Besonders leiden unter dem politischen Desinteresse Kinder aus sozial schwachen und dabei zumeist bildungsfernen Familien, also etwa 20 Prozent aller Kinder eines Geburtsjahrganges. Diese Kinder haben in der Regel von Anfang an deutlich schlechtere Chancen auf eine gute Schul-, Ausbildungs- und Berufsperspektive als Kinder, die in einem besser situierten Umfeld aufwachsen. Untersuchungen zeigen, dass es in Familien des unteren sozialen Status (Einkommensarmut und Bildungsferne) häufig daran fehlt, auf die entwicklungsstimulierenden Bedürfnisse ihrer Kinder einzugehen.

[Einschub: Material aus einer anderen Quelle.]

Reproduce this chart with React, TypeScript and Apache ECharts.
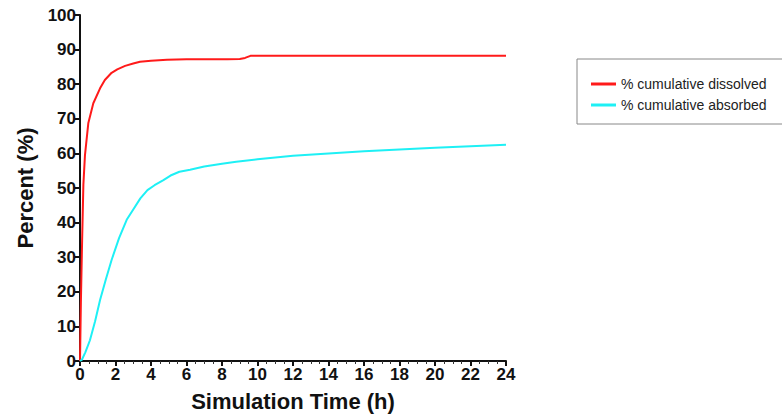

Da solche frühkindlichen Entwicklungsanregungen aber unabdingbar für eine altersgerechte Entwicklung sind, kommt es dazu, dass die betroffenen Kinder bereits zum Schuleintritt im Vergleich zu anderen Kindern keine ausreichende Entfaltung u.a. der Sprach- und kognitiven Entwicklung, des Sozialverhaltens und der allgemein intellektuellen Entwicklung haben. Wir sprechen von soziogenen Entwicklungsstörungen. Diese Entwicklungsstörungen beeinträchtigen nachhaltig das gesamte weitere Leben. Heute wissen wir, dass diese Entwicklungsstörungen dadurch verhindert werden könnten, wenn von frühester Kindheit an die mangelnde innerfamiliäre Entwicklungsanregung außerhalb der Familie - in entsprechenden Strukturen - kompensiert würde.

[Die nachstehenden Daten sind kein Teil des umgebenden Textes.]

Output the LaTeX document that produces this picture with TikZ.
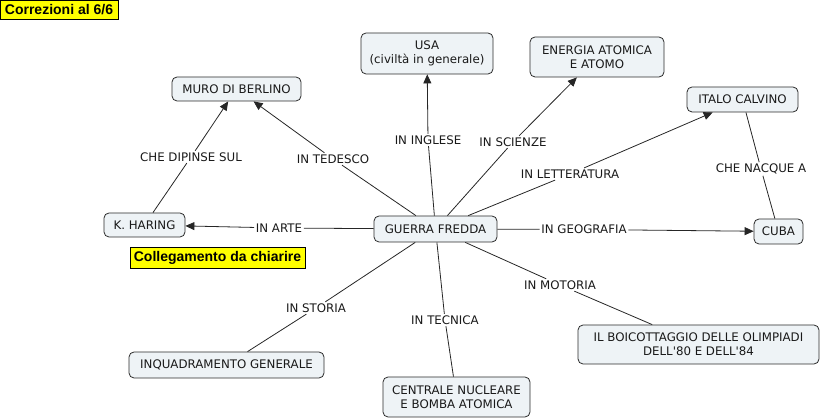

Seit Einführung der Einschuluntersuchungen und der Ergebnissortierung nach sozialer Schichtung hat sich in den letzten ca. 20 Jahren an der benachteiligenden Situation der Kinder aus Familien des unteren SES nichts geändert, sie zeigen konstant die gleichen schlechten Ergebnisse vor allem der kognitiven und sprachlichen Entwicklung. Offenbar ist das gegenwärtige Hilfe- und Unterstützungssystem – trotz ihres spürbaren Ausbaus in den vergangenen Jahren - nicht in der Lage, die betroffenen Kinder zu erreichen.
So besteht nach wie vor bei Schuleintritt eine tiefe Kluft zwischen Kindern, die gut gefördert werden, und denen, die weder familiär noch institutionell eine Chance auf eine angemessene Förderung hatten.

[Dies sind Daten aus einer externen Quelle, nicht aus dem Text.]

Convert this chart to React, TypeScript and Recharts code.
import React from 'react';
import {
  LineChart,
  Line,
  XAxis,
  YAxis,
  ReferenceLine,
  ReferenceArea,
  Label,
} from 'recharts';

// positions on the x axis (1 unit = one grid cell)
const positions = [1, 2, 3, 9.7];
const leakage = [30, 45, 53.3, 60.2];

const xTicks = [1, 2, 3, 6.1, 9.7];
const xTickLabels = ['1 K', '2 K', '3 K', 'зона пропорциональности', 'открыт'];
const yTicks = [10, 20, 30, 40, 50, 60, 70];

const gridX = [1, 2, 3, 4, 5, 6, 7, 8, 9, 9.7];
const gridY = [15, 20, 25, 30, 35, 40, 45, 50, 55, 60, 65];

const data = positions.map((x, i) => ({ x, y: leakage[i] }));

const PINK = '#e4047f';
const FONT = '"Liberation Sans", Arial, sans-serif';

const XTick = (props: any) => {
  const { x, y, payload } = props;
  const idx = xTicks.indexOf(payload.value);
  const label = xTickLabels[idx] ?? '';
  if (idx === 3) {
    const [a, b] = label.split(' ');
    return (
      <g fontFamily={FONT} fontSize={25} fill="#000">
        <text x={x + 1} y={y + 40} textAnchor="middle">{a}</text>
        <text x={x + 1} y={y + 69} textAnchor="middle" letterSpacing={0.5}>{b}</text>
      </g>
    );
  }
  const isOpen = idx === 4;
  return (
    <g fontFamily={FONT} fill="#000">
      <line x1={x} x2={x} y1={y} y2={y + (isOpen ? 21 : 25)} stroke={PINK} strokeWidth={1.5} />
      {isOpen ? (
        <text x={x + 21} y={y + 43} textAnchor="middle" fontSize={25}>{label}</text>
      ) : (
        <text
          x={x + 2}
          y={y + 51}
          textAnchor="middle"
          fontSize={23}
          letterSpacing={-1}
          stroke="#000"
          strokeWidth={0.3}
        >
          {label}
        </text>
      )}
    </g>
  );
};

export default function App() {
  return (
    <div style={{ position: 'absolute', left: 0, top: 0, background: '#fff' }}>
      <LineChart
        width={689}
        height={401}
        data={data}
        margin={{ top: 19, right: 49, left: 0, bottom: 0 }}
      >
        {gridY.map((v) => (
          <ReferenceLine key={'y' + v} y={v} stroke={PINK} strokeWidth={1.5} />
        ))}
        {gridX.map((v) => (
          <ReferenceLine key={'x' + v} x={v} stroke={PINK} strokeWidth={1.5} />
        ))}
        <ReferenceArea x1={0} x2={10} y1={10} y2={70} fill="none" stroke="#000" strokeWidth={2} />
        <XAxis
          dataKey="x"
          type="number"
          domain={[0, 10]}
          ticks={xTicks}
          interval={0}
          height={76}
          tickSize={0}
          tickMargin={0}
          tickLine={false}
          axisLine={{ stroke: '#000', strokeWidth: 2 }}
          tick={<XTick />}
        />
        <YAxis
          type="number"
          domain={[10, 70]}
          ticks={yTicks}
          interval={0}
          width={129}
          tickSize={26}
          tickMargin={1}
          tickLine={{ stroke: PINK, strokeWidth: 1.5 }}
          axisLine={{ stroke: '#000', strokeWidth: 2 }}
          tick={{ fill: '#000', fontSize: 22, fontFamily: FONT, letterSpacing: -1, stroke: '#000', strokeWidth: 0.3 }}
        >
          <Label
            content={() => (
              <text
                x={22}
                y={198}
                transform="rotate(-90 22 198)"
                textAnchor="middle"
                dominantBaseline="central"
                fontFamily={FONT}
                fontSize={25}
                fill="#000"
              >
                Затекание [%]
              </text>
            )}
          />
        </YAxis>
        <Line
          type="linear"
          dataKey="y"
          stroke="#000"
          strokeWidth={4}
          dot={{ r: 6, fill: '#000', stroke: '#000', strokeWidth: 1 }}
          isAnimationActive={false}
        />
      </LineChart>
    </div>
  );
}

Die Benachteiligungsspirale setzt sich während der gesamten Schulzeit fort: Mit den aktuellen Lehr- und Lernsystemen gelingt es nicht, die benachteiligten Kinder in gleichem Maße zu höheren Schulabschlüssen und Ausbildungen zu führen wie gut geförderte Kinder. Die möglichen Folgen: Schulabbrüche (ca. 25% der betroffenen Kinder erlangt keinen Hauptschulabschluss), früh einsetzende Arbeitslosigkeit, Delinquenz, Abhängigkeit von Nikotin, Alkohol und andere Drogen.
Aufwändige Förder- und Reintegrationsprogramme mit teilweise jahrelanger Begleitung sind teuer und helfen nur selten. Wir müssen daher dringend umdenken.
Hierfür bedarf es innovativer Ansätze und neuer Strukturen.
Hierfür steht das Deutsche Kinderbulletin.